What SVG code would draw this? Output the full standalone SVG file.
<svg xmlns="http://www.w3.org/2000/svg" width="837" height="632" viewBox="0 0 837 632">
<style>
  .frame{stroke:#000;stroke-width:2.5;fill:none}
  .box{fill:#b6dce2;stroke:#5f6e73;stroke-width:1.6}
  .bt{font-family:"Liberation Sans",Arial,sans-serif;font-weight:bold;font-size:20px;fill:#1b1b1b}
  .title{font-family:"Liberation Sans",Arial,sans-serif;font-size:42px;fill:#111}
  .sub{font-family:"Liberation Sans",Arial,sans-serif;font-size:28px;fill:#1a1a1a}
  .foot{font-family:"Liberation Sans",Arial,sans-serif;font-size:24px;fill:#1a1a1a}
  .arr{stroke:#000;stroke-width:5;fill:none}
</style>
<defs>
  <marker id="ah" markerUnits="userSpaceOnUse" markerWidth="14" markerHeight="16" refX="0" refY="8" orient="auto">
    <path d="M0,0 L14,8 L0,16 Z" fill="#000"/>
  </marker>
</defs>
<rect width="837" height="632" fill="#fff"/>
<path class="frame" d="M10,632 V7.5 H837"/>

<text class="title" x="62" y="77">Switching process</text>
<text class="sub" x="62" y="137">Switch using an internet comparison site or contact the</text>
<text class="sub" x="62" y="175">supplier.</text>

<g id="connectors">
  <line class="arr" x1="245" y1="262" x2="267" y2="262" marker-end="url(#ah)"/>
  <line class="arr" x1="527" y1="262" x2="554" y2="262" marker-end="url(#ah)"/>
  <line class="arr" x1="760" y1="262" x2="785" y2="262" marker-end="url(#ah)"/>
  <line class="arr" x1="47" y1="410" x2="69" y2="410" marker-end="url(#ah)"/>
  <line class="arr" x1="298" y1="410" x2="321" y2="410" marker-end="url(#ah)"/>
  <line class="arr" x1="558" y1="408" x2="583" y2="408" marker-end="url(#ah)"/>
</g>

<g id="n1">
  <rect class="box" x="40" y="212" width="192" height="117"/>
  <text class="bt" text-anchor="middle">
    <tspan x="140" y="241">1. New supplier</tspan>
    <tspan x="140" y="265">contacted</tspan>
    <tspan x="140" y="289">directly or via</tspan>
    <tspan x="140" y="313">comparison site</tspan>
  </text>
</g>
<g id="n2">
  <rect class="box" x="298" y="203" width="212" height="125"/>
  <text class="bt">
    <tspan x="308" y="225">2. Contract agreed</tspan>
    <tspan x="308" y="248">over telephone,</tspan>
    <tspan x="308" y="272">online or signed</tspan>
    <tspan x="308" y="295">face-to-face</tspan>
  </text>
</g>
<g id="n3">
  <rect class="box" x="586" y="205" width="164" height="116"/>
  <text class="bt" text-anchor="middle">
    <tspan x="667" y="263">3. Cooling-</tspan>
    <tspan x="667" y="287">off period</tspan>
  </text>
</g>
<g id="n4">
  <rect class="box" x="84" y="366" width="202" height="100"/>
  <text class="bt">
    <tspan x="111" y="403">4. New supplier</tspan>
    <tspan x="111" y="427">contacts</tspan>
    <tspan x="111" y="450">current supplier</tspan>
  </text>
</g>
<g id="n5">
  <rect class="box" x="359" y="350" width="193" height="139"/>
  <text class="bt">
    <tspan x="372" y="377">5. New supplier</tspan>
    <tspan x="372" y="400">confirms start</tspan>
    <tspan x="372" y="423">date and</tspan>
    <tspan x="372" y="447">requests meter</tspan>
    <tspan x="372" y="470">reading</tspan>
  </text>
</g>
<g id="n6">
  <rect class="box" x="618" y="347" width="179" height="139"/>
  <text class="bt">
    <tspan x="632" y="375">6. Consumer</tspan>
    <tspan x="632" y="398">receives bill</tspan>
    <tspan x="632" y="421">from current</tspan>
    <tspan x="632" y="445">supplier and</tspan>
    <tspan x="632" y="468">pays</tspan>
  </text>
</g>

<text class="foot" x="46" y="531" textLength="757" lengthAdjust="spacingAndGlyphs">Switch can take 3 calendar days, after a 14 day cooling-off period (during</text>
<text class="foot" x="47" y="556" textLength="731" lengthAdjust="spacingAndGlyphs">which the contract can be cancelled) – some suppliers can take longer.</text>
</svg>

_TASK TO COMPLETE_.
Please repeat the listing exactly, with nothing left out.

_RIGHT ANSWER_.
What SVG code would draw this? Output the full standalone SVG file.
<svg xmlns="http://www.w3.org/2000/svg" width="837" height="632" viewBox="0 0 837 632">
<style>
  .frame{stroke:#000;stroke-width:2.5;fill:none}
  .box{fill:#b6dce2;stroke:#5f6e73;stroke-width:1.6}
  .bt{font-family:"Liberation Sans",Arial,sans-serif;font-weight:bold;font-size:20px;fill:#1b1b1b}
  .title{font-family:"Liberation Sans",Arial,sans-serif;font-size:42px;fill:#111}
  .sub{font-family:"Liberation Sans",Arial,sans-serif;font-size:28px;fill:#1a1a1a}
  .foot{font-family:"Liberation Sans",Arial,sans-serif;font-size:24px;fill:#1a1a1a}
  .arr{stroke:#000;stroke-width:5;fill:none}
</style>
<defs>
  <marker id="ah" markerUnits="userSpaceOnUse" markerWidth="14" markerHeight="16" refX="0" refY="8" orient="auto">
    <path d="M0,0 L14,8 L0,16 Z" fill="#000"/>
  </marker>
</defs>
<rect width="837" height="632" fill="#fff"/>
<path class="frame" d="M10,632 V7.5 H837"/>

<text class="title" x="62" y="77">Switching process</text>
<text class="sub" x="62" y="137">Switch using an internet comparison site or contact the</text>
<text class="sub" x="62" y="175">supplier.</text>

<g id="connectors">
  <line class="arr" x1="245" y1="262" x2="267" y2="262" marker-end="url(#ah)"/>
  <line class="arr" x1="527" y1="262" x2="554" y2="262" marker-end="url(#ah)"/>
  <line class="arr" x1="760" y1="262" x2="785" y2="262" marker-end="url(#ah)"/>
  <line class="arr" x1="47" y1="410" x2="69" y2="410" marker-end="url(#ah)"/>
  <line class="arr" x1="298" y1="410" x2="321" y2="410" marker-end="url(#ah)"/>
  <line class="arr" x1="558" y1="408" x2="583" y2="408" marker-end="url(#ah)"/>
</g>

<g id="n1">
  <rect class="box" x="40" y="212" width="192" height="117"/>
  <text class="bt" text-anchor="middle">
    <tspan x="140" y="241">1. New supplier</tspan>
    <tspan x="140" y="265">contacted</tspan>
    <tspan x="140" y="289">directly or via</tspan>
    <tspan x="140" y="313">comparison site</tspan>
  </text>
</g>
<g id="n2">
  <rect class="box" x="298" y="203" width="212" height="125"/>
  <text class="bt">
    <tspan x="308" y="225">2. Contract agreed</tspan>
    <tspan x="308" y="248">over telephone,</tspan>
    <tspan x="308" y="272">online or signed</tspan>
    <tspan x="308" y="295">face-to-face</tspan>
  </text>
</g>
<g id="n3">
  <rect class="box" x="586" y="205" width="164" height="116"/>
  <text class="bt" text-anchor="middle">
    <tspan x="667" y="263">3. Cooling-</tspan>
    <tspan x="667" y="287">off period</tspan>
  </text>
</g>
<g id="n4">
  <rect class="box" x="84" y="366" width="202" height="100"/>
  <text class="bt">
    <tspan x="111" y="403">4. New supplier</tspan>
    <tspan x="111" y="427">contacts</tspan>
    <tspan x="111" y="450">current supplier</tspan>
  </text>
</g>
<g id="n5">
  <rect class="box" x="359" y="350" width="193" height="139"/>
  <text class="bt">
    <tspan x="372" y="377">5. New supplier</tspan>
    <tspan x="372" y="400">confirms start</tspan>
    <tspan x="372" y="423">date and</tspan>
    <tspan x="372" y="447">requests meter</tspan>
    <tspan x="372" y="470">reading</tspan>
  </text>
</g>
<g id="n6">
  <rect class="box" x="618" y="347" width="179" height="139"/>
  <text class="bt">
    <tspan x="632" y="375">6. Consumer</tspan>
    <tspan x="632" y="398">receives bill</tspan>
    <tspan x="632" y="421">from current</tspan>
    <tspan x="632" y="445">supplier and</tspan>
    <tspan x="632" y="468">pays</tspan>
  </text>
</g>

<text class="foot" x="46" y="531" textLength="757" lengthAdjust="spacingAndGlyphs">Switch can take 3 calendar days, after a 14 day cooling-off period (during</text>
<text class="foot" x="47" y="556" textLength="731" lengthAdjust="spacingAndGlyphs">which the contract can be cancelled) – some suppliers can take longer.</text>
</svg>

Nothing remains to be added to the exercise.